Mulder v. Taliaferro?

Goodness, was Bob Mulder, the former planning commission chair, who was lauded here a few weeks back as one of Raleigh’s top “citizens,” firing the first shots of a 2007 campaign the other day when he blasted Taliaferro for being “grossly unfair” to him and his fellow Northeast Citizens Advisory Council (CAC) volunteers?

If not–and Mulder says he’s not a candidate–it sure sounded that way. Long story short (and to be continued, no doubt), Taliaferro told a reporter for The News & Observer about “complaints” she’s heard regarding “the efficiency and effectiveness” of the CACs, and in particular the Northeast CAC, which Mulder chairs.

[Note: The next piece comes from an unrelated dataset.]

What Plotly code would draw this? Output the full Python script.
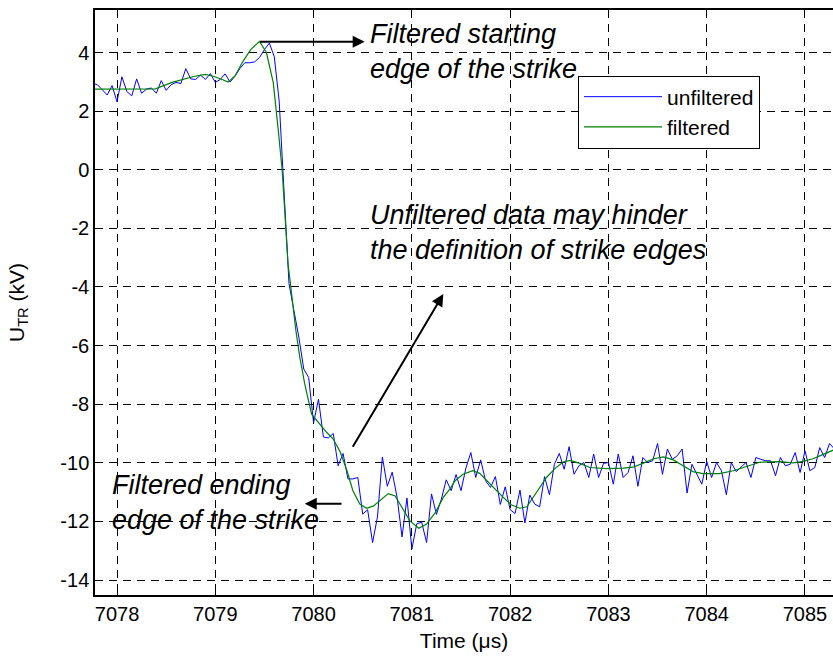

Well, Mulder shot back in a memo to the City Council and a letter to the N&O both, he’s heard Taliaferro say that before, and asked her to tell him what the complaints are and who’s making them. She hasn’t done so, beyond complaining that the newsletter is no good and the meeting location not central to the NE district.

Neither of those is under his control, Mulder notes. The city’s Community Services department does the newsletter and it picks the locations.

“I believe it is grossly unfair to tell a group of dedicated volunteers that someone has been complaining about them, and then not clarify the substance of those complaints,” Mulder wrote. It borders, he added, on “defamation.”

Soon, Mulder was also blasting the council’s decision, by a 5-3 vote with Taliaferro in the majority, to weaken the city’s Probationary Rental Occupancy Permit ordinance, known as the PROP.

The PROP was passed a year ago as a way of cracking down, if a bit lightly, on slumlords. Neighborhood leaders have been surprised how well it was working. So they were stunned when the council voted to amend it and water it down even more.

And then Mulder, seeing Taliaferro moving in the direction of backing Kane’s $75 million subsidy bid, wrote a note to council calling the “whole proposition simply more corporate welfare.”